Note however that the use of shell scripting means error handling still needs to be done, i.e. it takes away from what makes Ansible easy to use due to its declarative nature. Use the right tool for the right job.

Common tasks are likely to have already been implemented by the community as a module. To search for modules, consider one of these methods:

Organization concepts

Ansible defines a couple more terms to allow for more effective categorization of tasks, namely "inventories", "plays", "collections", "roles".

Inventories group hosts into a file, with additional subgroup delineation. This can then be specified as a possible host in the playbook to run tasks against, e.g. "hosts: local", or "hosts: all" to run against all hosts in the inventory. The default inventory is defined in /etc/ansible/hosts.

user:~$ cat myinventory
[local]
localhost
 
[webserver]
192.168.1.12
webserver.internal
 
user:~$ ansible-playbook -i myinventory mytasks.yml  # 'hosts:' need to be changed

Playbooks can contain many independent groups of tasks. Each group is called a play. This can be used to run different tasks across different hosts, e.g. running a playbook updating all machines to update webservers and database servers separately. In short, they tie tasks to a set of hosts.

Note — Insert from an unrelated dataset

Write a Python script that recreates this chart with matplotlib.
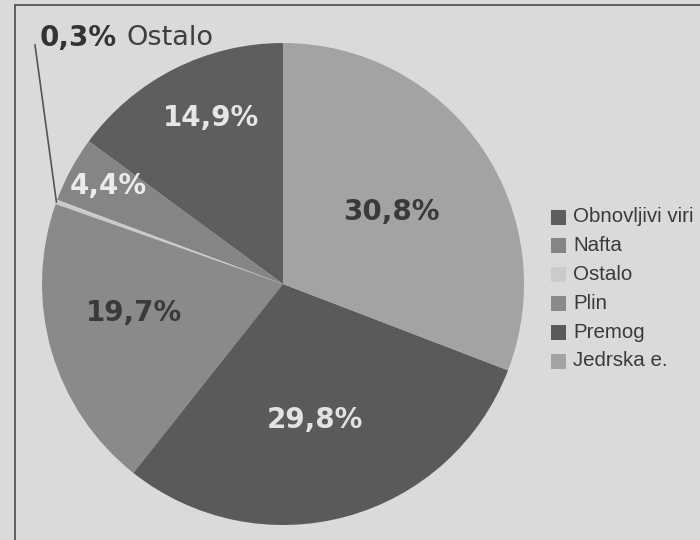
import matplotlib
matplotlib.use("Agg")
import matplotlib.pyplot as plt
from matplotlib.patches import Rectangle
import numpy as np

# Data
categories = ["Obnovljivi viri", "Nafta", "Ostalo", "Plin", "Premog", "Jedrska e."]
values = [14.9, 4.4, 0.3, 19.7, 29.8, 30.8]
value_labels = ["14,9%", "4,4%", "0,3%", "19,7%", "29,8%", "30,8%"]

# Styles
colors = ["#5e5e5e", "#858585", "#cbcbcb", "#8a8a8a", "#5a5a5a", "#a3a3a3"]
label_colors = ["#e6e6e6", "#ebebeb", None, "#3a3a3a", "#e2e2e2", "#3a3a3a"]
label_rfrac = [0.75, 0.83, None, 0.63, 0.58, 0.54]
label_dang = [-3.5, -1.0, 0, -5.0, -2.0, -1.0]

W, H = 700, 540
bg = "#dadada"
fig = plt.figure(figsize=(7, 5.4), dpi=100, facecolor=bg)
ax = fig.add_axes([0, 0, 1, 1])
ax.set_facecolor(bg)

cx, cy, R = 283, H - 284, 241
wedges, _ = ax.pie(values, colors=colors, startangle=90, counterclock=True,
                   center=(cx, cy), radius=R, frame=True,
                   wedgeprops=dict(linewidth=0))
ax.set_xlim(0, W)
ax.set_ylim(0, H)
ax.set_aspect("auto")
ax.axis("off")

# frame lines of the newspaper box
ax.plot([15, 15], [0, H - 5], color="#555555", lw=1.3)
ax.plot([15, W], [H - 5, H - 5], color="#555555", lw=1.3)

# value labels inside slices
for i, w in enumerate(wedges):
    if label_colors[i] is None:
        continue
    mid = np.deg2rad((w.theta1 + w.theta2) / 2 + label_dang[i])
    r = R * label_rfrac[i]
    ax.text(cx + r * np.cos(mid), cy + r * np.sin(mid), value_labels[i],
            ha="center", va="center", fontsize=20, fontweight="bold",
            color=label_colors[i], family="DejaVu Sans")

# Ostalo callout
io = categories.index("Ostalo")
wo = wedges[io]
mo = np.deg2rad((wo.theta1 + wo.theta2) / 2)
ex, ey = cx + R * np.cos(mo), cy + R * np.sin(mo)
ax.plot([ex, 35], [ey, H - 45], color="#555555", lw=1.2)
t1 = ax.text(40, H - 38, value_labels[io], ha="left", va="center", fontsize=20,
             fontweight="bold", color="#333333", family="DejaVu Sans")
fig.canvas.draw()
bb = t1.get_window_extent()
ax.text(bb.x1 + 9, H - 38, categories[io], ha="left", va="center", fontsize=19.5,
        color="#3f3f3f", family="DejaVu Sans")

# legend
ly0, dy = H - 217, 28.8
for i, (c, col) in enumerate(zip(categories, colors)):
    y = ly0 - i * dy
    ax.add_patch(Rectangle((551, y - 7.5), 15, 15, facecolor=col, edgecolor="none"))
    ax.text(573, y, c, ha="left", va="center", fontsize=14.8,
            family="Liberation Sans", color="#3a3a3a")

fig.savefig("out.png", dpi=100, facecolor=bg)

- name: Update web servers
  hosts: webservers
  remote_user: root
  tasks:
    - name: Ensure apache is at the latest version
      ansible.builtin.yum:
        name: httpd
        state: latest

- name: Update db servers
  hosts: databases
  remote_user: root
  tasks:
    - name: Ensure postgresql is at the latest version
      ansible.builtin.yum:
        name: postgresql
        state: latest

Modules are typically not standalone, e.g. managing a webserver may involve modules for updating, starting, stopping, etc. These are typically grouped and distributed as a collection of modules. These collections reside in namespaces, with some special ones being "ansible", "community", "local".

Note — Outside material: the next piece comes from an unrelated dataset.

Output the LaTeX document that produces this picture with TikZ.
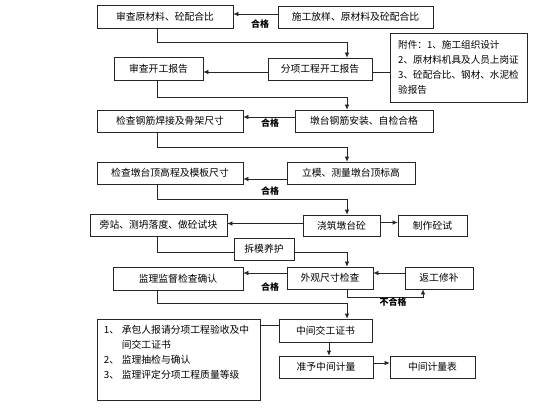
\documentclass[tikz,border=0pt]{standalone}
\usepackage{fontspec}
\setmainfont{Noto Sans CJK SC}
\usetikzlibrary{arrows.meta,calc}
\begin{document}
\begin{tikzpicture}[x=1pt,y=-1pt,
 box/.style={draw=black!85, line width=0.7pt, rectangle, inner sep=0pt, font=\fontsize{9.8}{12}\selectfont},
 arr/.style={draw=black!85, line width=0.7pt, -{Latex[length=5pt,width=4.5pt]}},
 ln/.style={draw=black!85, line width=0.7pt},
 lbl/.style={font=\fontsize{9}{11}\selectfont\bfseries}]
\useasboundingbox[fill=white] (0,0) rectangle (560,412);
\coordinate (tL) at (157,0);
\coordinate (tR) at (347,0);
\coordinate (tM) at (329,0);
\coordinate (rw) at (423,0);
% boxes
\node[box,minimum width=136pt,minimum height=23pt] (b1) at (165,16.5) {审查原材料、砼配合比};
\node[box,minimum width=155pt,minimum height=22pt] (b2) at (355.5,17) {施工放样、原材料及砼配合比};
\node[box,minimum width=89pt,minimum height=23pt] (b3) at (158.5,68.5) {审查开工报告};
\node[box,minimum width=104pt,minimum height=22pt] (b4) at (320,69) {分项工程开工报告};
\node[box,minimum width=137pt,minimum height=69pt,align=left,inner sep=6pt,font=\fontsize{9.6}{15}\selectfont] (att) at (458.5,67.5) {附件：1、施工组织设计\\2、原材料机具及人员上岗证\\3、砼配合比、钢材、水泥检\\验报告};
\node[box,minimum width=146pt,minimum height=22pt] (b5) at (170,121) {检查钢筋焊接及骨架尺寸};
\node[box,minimum width=138pt,minimum height=22pt] (b6) at (364,121) {墩台钢筋安装、自检合格};
\node[box,minimum width=146pt,minimum height=22pt] (b7) at (170,173) {检查墩台顶高程及模板尺寸};
\node[box,minimum width=128pt,minimum height=22pt] (b8) at (351,173) {立模、测量墩台顶标高};
\node[box,minimum width=137pt,minimum height=22pt] (b9) at (158.5,225) {旁站、测坍落度、做砼试块};
\node[box,minimum width=77pt,minimum height=21pt] (b10) at (341.5,225.5) {浇筑墩台砼};
\node[box,minimum width=69pt,minimum height=21pt] (b11) at (432.5,225.5) {制作砼试};
\node[box,minimum width=60pt,minimum height=22pt] (b12) at (264,249) {拆模养护};
\node[box,minimum width=86pt,minimum height=22pt] (b13) at (330,278) {外观尺寸检查};
\node[box,minimum width=130pt,minimum height=23pt] (b14) at (178,278.5) {监理监督检查确认};
\node[box,minimum width=68pt,minimum height=22pt] (b15) at (439,278) {返工修补};
\node[box,minimum width=93pt,minimum height=23pt] (b16) at (325.5,330.5) {中间交工证书};
\node[box,minimum width=163pt,minimum height=81pt] (b17) at (178.5,359.5) {};
\node[anchor=north west,inner sep=0pt,font=\fontsize{9.8}{15}\selectfont] (b17t) at ($(b17.north west)+(7,4)$) {%
\begin{tabular}{@{}p{18pt}@{}l@{}}
1、 & 承包人报请分项工程验收及中\\
    & 间交工证书\\
2、 & 监理抽检与确认\\
3、 & 监理评定分项工程质量等级
\end{tabular}};
\node[box,minimum width=94pt,minimum height=22pt] (b18) at (326,367) {准予中间计量};
\node[box,minimum width=85pt,minimum height=22pt] (b19) at (432.5,367) {中间计量表};
% connectors
\draw[arr] ([yshift=3pt]b2.west) -- ([yshift=3pt]b2.west -| b1.east);
\node[lbl] (g1) at (260,24) {合格};
\draw[arr] (b1.south -| tL) -- ++(0,14) -| (b4.north -| tR);
\draw[arr] ([yshift=-3pt]b4.west) -- ([yshift=-3pt]b4.west -| b3.east);
\draw[ln] ([yshift=-3pt]b4.east) -- ([yshift=-3pt]b4.east -| att.west);
\draw[arr] (b3.south -| tL) -- ++(0,17) -| (b6.north -| tR);
\draw[arr] ([yshift=4pt]b6.west) -- ([yshift=4pt]b6.west -| b5.east);
\node[lbl] (g2) at (270,123) {合格};
\draw[arr] (b5.south -| tL) -- ++(0,15) -| (b8.north -| tR);
\draw[arr] ([yshift=-6pt]b8.west) -- ([yshift=-6pt]b8.west -| b7.east);
\node[lbl] (g3) at (270,191) {合格};
\draw[arr] (b7.south -| tL) -- ++(0,15) -| (b10.north -| tR);
\draw[arr] ([yshift=2pt]b10.west) -- ([yshift=2pt]b10.west -| b9.east);
\draw[arr] ([yshift=3pt]b10.east) -- ([yshift=3pt]b10.east -| b11.west);
\draw[ln] (b9.south -| tL) |- ([yshift=-3pt]b12.west);
\draw[arr] ([yshift=-3pt]b12.east) -| (b13.north -| tR);
\draw[arr] ([yshift=5pt]b13.west) -- ([yshift=5pt]b13.west -| b14.east);
\node[lbl] (g4) at (270,287) {合格};
\draw[arr] ([yshift=5pt]b15.west) -- ([yshift=5pt]b15.west -| b13.east);
\draw[arr] (b13.south -| tR) -- ++(0,8) -| (b15.south -| rw);
\node[lbl] (g5) at (393,302) {不合格};
\draw[arr] (b14.south -| tL) -- ++(0,13) -| (b16.north -| tR);
\draw[ln] ([yshift=5pt]b16.west -| b17.east) -- ([yshift=5pt]b16.west);
\draw[arr] (b16.south -| tM) -- (b18.north -| tM);
\draw[arr] ([yshift=4pt]b18.east) -- ([yshift=4pt]b18.east -| b19.west);
\end{tikzpicture}
\end{document}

# List available collections
user:~$ ansible-galaxy collection list
 
# Show documentation for a module
user:~$ ansible-doc community.grafana.grafana_dashboard

Only a subset of modules in a collection need to be run, in order to, say, setup an NTP service. This is where Ansible roles come in, which are essentially like a self-contained group of tasks, and also additionally enforces an organization structure to store variables and template files for reuseability.

Summary of concepts

  • Playbooks contain a set of plays that runs tasks using modules.
  • Playbooks reference hosts collected in an inventory.
  • Groups of tasks are consolidated into roles.
  • Roles and modules are distributed in a collection, under a predefined namespace.

Other resources

Consider Geerling's book: Ansible for DevOps, which seems to be popular in this circle. Also a small commentary on why Ansible, reproduced below:

As someone who has used all of them (yes all of them, puppet, chef, ansible, salt, cfengine). They each have pros and cons. The best one is the one that fits your organization business requirements.

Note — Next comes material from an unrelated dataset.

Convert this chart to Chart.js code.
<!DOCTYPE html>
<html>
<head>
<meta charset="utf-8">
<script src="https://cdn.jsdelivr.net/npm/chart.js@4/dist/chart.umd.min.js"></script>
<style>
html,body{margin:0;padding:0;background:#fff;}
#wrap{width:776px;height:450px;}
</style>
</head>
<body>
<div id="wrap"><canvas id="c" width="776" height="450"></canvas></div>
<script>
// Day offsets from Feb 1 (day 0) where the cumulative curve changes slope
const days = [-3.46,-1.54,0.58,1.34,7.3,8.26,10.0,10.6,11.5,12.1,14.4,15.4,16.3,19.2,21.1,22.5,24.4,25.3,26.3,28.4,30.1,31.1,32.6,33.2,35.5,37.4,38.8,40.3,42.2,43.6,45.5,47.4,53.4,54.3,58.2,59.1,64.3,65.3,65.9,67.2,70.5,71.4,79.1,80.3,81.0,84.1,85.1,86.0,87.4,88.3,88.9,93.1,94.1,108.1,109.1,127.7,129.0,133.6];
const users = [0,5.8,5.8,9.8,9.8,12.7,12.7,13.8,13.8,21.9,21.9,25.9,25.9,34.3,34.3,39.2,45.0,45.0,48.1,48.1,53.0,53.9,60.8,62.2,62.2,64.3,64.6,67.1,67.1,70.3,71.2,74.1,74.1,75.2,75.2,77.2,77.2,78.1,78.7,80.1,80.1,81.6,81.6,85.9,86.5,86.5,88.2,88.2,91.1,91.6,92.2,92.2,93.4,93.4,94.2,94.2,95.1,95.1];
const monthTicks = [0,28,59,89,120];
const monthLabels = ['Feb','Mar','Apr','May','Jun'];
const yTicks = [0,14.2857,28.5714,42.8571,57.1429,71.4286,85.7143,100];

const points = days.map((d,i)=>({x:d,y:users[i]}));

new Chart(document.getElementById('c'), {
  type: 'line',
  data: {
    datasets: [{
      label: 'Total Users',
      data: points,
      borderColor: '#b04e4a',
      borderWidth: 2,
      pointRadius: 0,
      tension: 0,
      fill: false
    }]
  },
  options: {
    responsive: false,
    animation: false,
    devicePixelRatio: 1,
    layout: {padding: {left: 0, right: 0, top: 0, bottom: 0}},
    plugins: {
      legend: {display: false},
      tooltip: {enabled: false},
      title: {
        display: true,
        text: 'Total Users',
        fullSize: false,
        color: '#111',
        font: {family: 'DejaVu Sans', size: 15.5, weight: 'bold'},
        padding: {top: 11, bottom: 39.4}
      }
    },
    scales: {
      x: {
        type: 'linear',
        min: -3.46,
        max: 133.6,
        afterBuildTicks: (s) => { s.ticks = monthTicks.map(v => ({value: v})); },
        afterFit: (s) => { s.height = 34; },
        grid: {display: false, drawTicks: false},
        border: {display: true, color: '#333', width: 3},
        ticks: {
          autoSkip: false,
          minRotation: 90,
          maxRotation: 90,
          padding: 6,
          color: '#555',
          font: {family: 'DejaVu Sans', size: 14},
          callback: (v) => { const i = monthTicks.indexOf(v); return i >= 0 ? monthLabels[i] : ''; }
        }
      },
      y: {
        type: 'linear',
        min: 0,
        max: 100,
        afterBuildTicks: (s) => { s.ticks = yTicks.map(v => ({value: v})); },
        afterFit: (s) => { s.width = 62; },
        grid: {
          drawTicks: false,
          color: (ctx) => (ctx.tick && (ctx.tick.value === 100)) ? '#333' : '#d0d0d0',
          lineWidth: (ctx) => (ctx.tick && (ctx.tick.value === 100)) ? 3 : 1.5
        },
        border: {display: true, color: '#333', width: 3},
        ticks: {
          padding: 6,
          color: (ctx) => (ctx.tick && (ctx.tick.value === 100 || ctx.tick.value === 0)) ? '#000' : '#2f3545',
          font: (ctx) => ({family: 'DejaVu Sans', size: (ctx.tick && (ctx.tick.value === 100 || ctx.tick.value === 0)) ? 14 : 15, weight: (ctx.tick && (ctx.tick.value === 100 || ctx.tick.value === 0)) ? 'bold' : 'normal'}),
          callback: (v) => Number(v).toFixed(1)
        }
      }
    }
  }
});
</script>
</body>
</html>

* If you are a windows shop and you can pay for enterprise, then chef is the most mature.
* If you are a linux shop with money, then go for RedHat Ansible Automation Platform.
* If you are a home user or don't have money, then open source Ansible is the easiest to setup.

However the industry is moving to immutable infrastructure where you don't even need to worry about VMs at all. In that case Terrafom, Pulumi, Helm are the go-to tools.

- u/dev_all_the_ops (Dec 2023)

Lastly, a quick example of using Ansible for VM deployment on Proxmox.

1)
Note some tutorials specify ansible -m ping localhost, but the convention is to have the host pattern be the first argument
2)
This is partly why I took so long to pick up motivation to learn Ansible: many tutorials jump straight into playbooks and rules without actually dissecting where this module was coming from, or why the return value is a pong. It took me trial-and-error to even figure out -a was the required parameter and its "key=value" format. The main confusion behind plain "ansible" is arguably the loose syntax rules, e.g. ansible localhost -m "ping data=pong" is also valid, without the use of the module arguments parameter.
3)
Note that special variables that are non-user-assignable also exist
4)
belonging to the ansible.builtin collection
5)
similar to Python subprocess.run()
6)
similar to Python subprocess.run(shell=True)
7)
some sources online hint at roles being deprecated, but this is really more of standalone roles being deprecated in favor of packaging them as part of collections - not the same thing!